Safe to be Open
Editorial: Göttingen University Press
Licencia: Creative Commons (by-nc-nd)
Autor(es): Guibault, Lucie y Wiebe, Andreas
This study is basically divided into four parts. Its objective is to examine the legal requirements for different kinds of usage of research data in an open access infrastructure, such as OpenAIREplus, which links them to publications.
Within the first part, the requirements for legal protection of research data are analysed. In the process, the existing legal framework regarding potentially relevant intellectual property (IP) rights is analysed from different perspectives: first from the general European perspective and subsequently from that of selected EU Member States (France, Germany, Italy, the Netherlands, Poland and the UK).
It should be noted that the European legal framework is partly harmonised in the field of copyright and largely harmonised in the field of the sui generis database protection right by EU directives. Thus, the national regulations are quite similar in many respects. National differences are described following the section on national implementation in Chapter 2.5.
Despite European harmonisation, the perhaps surprising outcome of the analysis is that there are some areas of dis-harmonisation between the different Member States. One very significant example of dis-harmonisation is the “exception for scientific research” to the sui generis database right. It is not mandatory for this exception to be introduced into national legislation and it seems that every Member State has its own interpretation of the underlying directive. As it is drafted at the moment, the exception is to all intents and purposes useless.

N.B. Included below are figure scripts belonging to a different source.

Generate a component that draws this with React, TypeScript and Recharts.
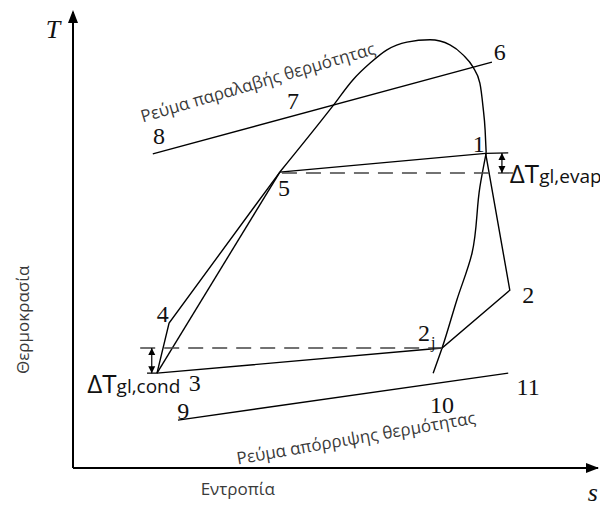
import React from 'react';
import { ComposedChart, Line, Scatter, XAxis, YAxis } from 'recharts';

type Pt = { s: number; T: number };

// axes drawn as series so the arrowheads line up with them
const sAxis: Pt[] = [
  { s: 0, T: 0 },
  { s: 10, T: 0 },
];
const tAxis: Pt[] = [
  { s: 0, T: 0 },
  { s: 0, T: 10 },
];
const axisTips: Pt[] = [
  { s: 10, T: 0 },
  { s: 0, T: 10 },
];

// saturation dome: straight liquid branch 3-5, curved top from 5 to 1, vapour side from 1 downwards
const domeLiquid: Pt[] = [
  { s: 1.6, T: 2.08 },
  { s: 3.94, T: 6.49 },
];
const domeTop: Pt[] = [
  { s: 3.94, T: 6.49 },
  { s: 4.95, T: 7.94 },
  { s: 5.33, T: 8.51 },
  { s: 5.66, T: 8.88 },
  { s: 5.98, T: 9.17 },
  { s: 6.36, T: 9.34 },
  { s: 6.8, T: 9.39 },
  { s: 7.18, T: 9.28 },
  { s: 7.43, T: 9.06 },
  { s: 7.62, T: 8.79 },
  { s: 7.75, T: 8.44 },
  { s: 7.81, T: 7.92 },
  { s: 7.85, T: 7.41 },
  { s: 7.87, T: 6.91 },
];
const domeVapour: Pt[] = [
  { s: 7.87, T: 6.91 },
  { s: 7.75, T: 6.16 },
  { s: 7.6, T: 4.71 },
  { s: 7.31, T: 3.68 },
  { s: 7.03, T: 2.63 },
  { s: 6.86, T: 2.08 },
];

// refrigerant cycle: 3-4-5-1 (expansion + evaporation), 1-2-2j-3 (compression + condensation)
const cycleUpper: Pt[] = [
  { s: 1.6, T: 2.08 },
  { s: 1.83, T: 3.18 },
  { s: 3.94, T: 6.49 },
  { s: 7.86, T: 6.9 },
  { s: 8.29, T: 6.91 },
];
const cycleLower: Pt[] = [
  { s: 7.86, T: 6.9 },
  { s: 8.32, T: 3.9 },
  { s: 7.03, T: 2.63 },
  { s: 1.6, T: 2.08 },
  { s: 1.41, T: 2.08 },
];

// secondary fluids: heat source 8-7-6, heat sink 9-10-11
const sourceStream: Pt[] = [
  { s: 1.52, T: 6.89 },
  { s: 7.98, T: 8.9 },
];
const sinkStream: Pt[] = [
  { s: 2.0, T: 1.05 },
  { s: 8.29, T: 2.08 },
];

// dashed reference levels for the temperature glide
const evapLevel: Pt[] = [
  { s: 3.98, T: 6.47 },
  { s: 8.38, T: 6.47 },
];
const condLevel: Pt[] = [
  { s: 1.28, T: 2.63 },
  { s: 7.03, T: 2.63 },
];

// double arrows marking the glide
const evapGlide: Pt[] = [
  { s: 8.17, T: 6.47 },
  { s: 8.17, T: 6.91 },
];
const condGlide: Pt[] = [
  { s: 1.5, T: 2.63 },
  { s: 1.5, T: 2.08 },
];

const stateLabels = [
  { text: '1', s: 7.73, T: 7.11 },
  { text: '2', s: 8.67, T: 3.79 },
  { text: '2', sub: 'j', s: 6.74, T: 2.96 },
  { text: '3', s: 2.32, T: 1.86 },
  { text: '4', s: 1.71, T: 3.38 },
  { text: '5', s: 4.02, T: 6.14 },
  { text: '6', s: 8.13, T: 9.12 },
  { text: '7', s: 4.19, T: 8.05 },
  { text: '8', s: 1.64, T: 7.28 },
  { text: '9', s: 2.1, T: 1.25 },
  { text: '10', s: 7.03, T: 1.38 },
  { text: '11', s: 8.67, T: 1.78 },
];

const glideLabels = [
  { text: 'ΔT', sub: 'gl,evap', s: 8.32, T: 6.25 },
  { text: 'ΔT', sub: 'gl,cond', s: 0.27, T: 1.64 },
];

const streamLabels = [
  { text: 'Ρεύμα παραλαβής θερμότητας', s: 3.52, T: 8.47, angle: -16.4 },
  { text: 'Ρεύμα απόρριψης θερμότητας', s: 5.39, T: 0.67, angle: -9.8 },
];

const axisTitles = [
  { text: 'T', s: 0, T: 9.6 },
  { text: 's', s: 9.9, T: 0 },
  { text: 'Εντροπία', s: 3.14, T: 0 },
  { text: 'Θερμοκρασία', s: 0, T: 3.25 },
];

const SERIF = '"Liberation Serif", "Times New Roman", serif';
const SANS = '"Open Sans", "Noto Sans", sans-serif';
const GREY = '#3a3a3a';

function StateLabel(p: any) {
  const { cx, cy, payload } = p;
  return (
    <text x={cx} y={cy + 8} textAnchor="middle" fontFamily={SERIF} fontSize={24} fill="#111">
      {payload.text}
      {payload.sub && (
        <tspan fontSize={16} dx={1} dy={7}>
          {payload.sub}
        </tspan>
      )}
    </text>
  );
}

function GlideLabel(p: any) {
  const { cx, cy, payload } = p;
  return (
    <text x={cx} y={cy} fontFamily={SANS} fontSize={26} fill="#111">
      {payload.text}
      <tspan fontSize={19}>{payload.sub}</tspan>
    </text>
  );
}

function StreamLabel(p: any) {
  const { cx, cy, payload } = p;
  return (
    <text
      x={cx}
      y={cy}
      textAnchor="middle"
      dominantBaseline="central"
      fontFamily={SANS}
      fontSize={17}
      fill={GREY}
      transform={`rotate(${payload.angle}, ${cx}, ${cy})`}
    >
      {payload.text}
    </text>
  );
}

function AxisTitle(p: any) {
  const { cx, cy, payload } = p;
  if (payload.text === 'T' || payload.text === 's') {
    const dx = payload.text === 'T' ? -20 : 0;
    const dy = payload.text === 'T' ? 8 : 33;
    return (
      <text x={cx + dx} y={cy + dy} textAnchor="middle" fontFamily={SERIF} fontStyle="italic" fontSize={26} fill="#111">
        {payload.text}
      </text>
    );
  }
  if (payload.text === 'Θερμοκρασία') {
    const x = cx - 50;
    return (
      <text
        x={x}
        y={cy}
        textAnchor="middle"
        dominantBaseline="central"
        fontFamily={SANS}
        fontSize={17}
        fill={GREY}
        transform={`rotate(-90, ${x}, ${cy})`}
      >
        {payload.text}
      </text>
    );
  }
  return (
    <text x={cx} y={cy + 20} textAnchor="middle" dominantBaseline="central" fontFamily={SANS} fontSize={17} fill={GREY}>
      {payload.text}
    </text>
  );
}

function AxisTip(p: any) {
  const { cx, cy, payload } = p;
  const pts =
    payload.s > 5
      ? `${cx + 1},${cy} ${cx - 12},${cy - 5} ${cx - 12},${cy + 5}`
      : `${cx},${cy - 2} ${cx - 5},${cy + 11} ${cx + 5},${cy + 11}`;
  return <polygon points={pts} fill="#000" />;
}

// small arrowhead at each end of a glide marker, pointing away from the other end
const glideDot = (data: Pt[]) => (p: any) => {
  const { cx, cy, payload, index } = p;
  const up = payload.T >= Math.max(...data.map((d) => d.T));
  const pts = up
    ? `${cx},${cy} ${cx - 3.5},${cy + 7} ${cx + 3.5},${cy + 7}`
    : `${cx},${cy} ${cx - 3.5},${cy - 7} ${cx + 3.5},${cy - 7}`;
  return <polygon key={index} points={pts} fill="#000" />;
};

const lineProps = {
  dataKey: 'T',
  stroke: '#000',
  strokeWidth: 1.4,
  dot: false,
  activeDot: false,
  isAnimationActive: false,
  legendType: 'none' as const,
};

export default function App() {
  return (
    <div style={{ width: 600, height: 500 }}>
      <ComposedChart width={600} height={500} margin={{ top: 4, right: 10, bottom: 40, left: 65 }}>
        <XAxis type="number" dataKey="s" domain={[0, 10]} height={0} tick={false} tickLine={false} axisLine={false} />
        <YAxis type="number" dataKey="T" domain={[0, 10]} width={0} tick={false} tickLine={false} axisLine={false} />

        <Line {...lineProps} data={sAxis} type="linear" strokeWidth={2} />
        <Line {...lineProps} data={tAxis} type="linear" strokeWidth={2} />

        <Line {...lineProps} data={domeLiquid} type="linear" />
        <Line {...lineProps} data={domeTop} type="monotoneX" />
        <Line {...lineProps} data={domeVapour} type="monotoneY" />
        <Line {...lineProps} data={cycleUpper} type="linear" />
        <Line {...lineProps} data={cycleLower} type="linear" />
        <Line {...lineProps} data={sourceStream} type="linear" />
        <Line {...lineProps} data={sinkStream} type="linear" />
        <Line {...lineProps} data={evapLevel} type="linear" stroke="#444" strokeDasharray="15 9" />
        <Line {...lineProps} data={condLevel} type="linear" stroke="#444" strokeDasharray="15 9" />
        <Line {...lineProps} data={evapGlide} type="linear" strokeWidth={1.2} dot={glideDot(evapGlide)} />
        <Line {...lineProps} data={condGlide} type="linear" strokeWidth={1.2} dot={glideDot(condGlide)} />

        <Scatter data={axisTips} dataKey="T" shape={AxisTip} isAnimationActive={false} />
        <Scatter data={stateLabels} dataKey="T" shape={StateLabel} isAnimationActive={false} />
        <Scatter data={glideLabels} dataKey="T" shape={GlideLabel} isAnimationActive={false} />
        <Scatter data={streamLabels} dataKey="T" shape={StreamLabel} isAnimationActive={false} />
        <Scatter data={axisTitles} dataKey="T" shape={AxisTitle} isAnimationActive={false} />
      </ComposedChart>
    </div>
  );
}
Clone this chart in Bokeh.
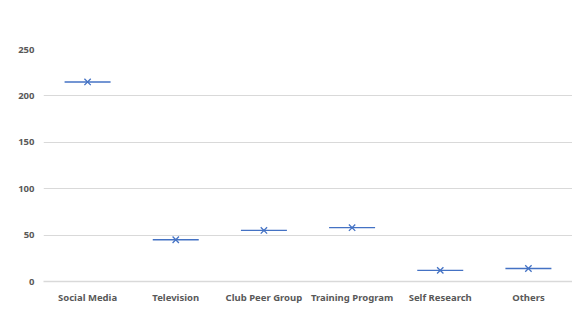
from bokeh.plotting import figure
from bokeh.models import FactorRange, Range1d, FixedTicker, ColumnDataSource
from bokeh.embed import file_html
from bokeh.resources import INLINE

categories = ["Social Media", "Television", "Club Peer Group", "Training Program", "Self Research", "Others"]
values = [215, 45, 55, 58, 12, 14]
y_ticks = [0, 50, 100, 150, 200, 250]

src = ColumnDataSource(dict(cat=categories, val=values))

p = figure(width=572, height=306, output_backend="svg", toolbar_location=None,
           x_range=FactorRange(*categories, range_padding=0), y_range=Range1d(0, 250),
           min_border_left=43, min_border_right=0, min_border_top=49, min_border_bottom=0)
p.outline_line_color = None
p.background_fill_color = "white"

blue = "#4472c4"
p.dash(x="cat", y="val", source=src, size=46, line_color=blue, line_width=1.3)
p.scatter(x="cat", y="val", source=src, marker="x", size=9, line_color=blue, line_width=1.3)

p.yaxis.ticker = FixedTicker(ticks=y_ticks)
p.yaxis.axis_line_color = None
p.yaxis.major_tick_line_color = None
p.yaxis.minor_tick_line_color = None
p.yaxis.major_tick_out = 0
p.yaxis.major_tick_in = 0
p.xaxis.axis_line_color = "#d9d9d9"
p.xaxis.axis_line_width = 1.5
p.xaxis.major_tick_line_color = None
p.xaxis.minor_tick_line_color = None
p.xaxis.major_tick_out = 0
p.xaxis.major_tick_in = 0
for ax in (p.xaxis, p.yaxis):
    ax.major_label_text_font = "Noto Sans"
    ax.major_label_text_font_style = "bold"
    ax.major_label_text_font_size = "9.5px"
    ax.major_label_text_color = "#595959"
p.xaxis.major_label_standoff = 9
p.yaxis.major_label_standoff = 9
p.xgrid.grid_line_color = None
p.ygrid.grid_line_color = "#d9d9d9"
p.ygrid.grid_line_width = 1.2

open("out.html", "w").write(file_html(p, INLINE))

Another area that causes difficulties is the question of who becomes the rightholder of the sui generis right in a database that is created by a public body or in the course of publicly funded research. Indeed it is far from clear. Some might say the research institution or the funding agency or both become the rightholder. But of the legal regimes under consideration in this study, the only jurisdiction with clear regulation on this matter is the Netherlands and it generally denies a public authority the right to exercise the exclusive database right.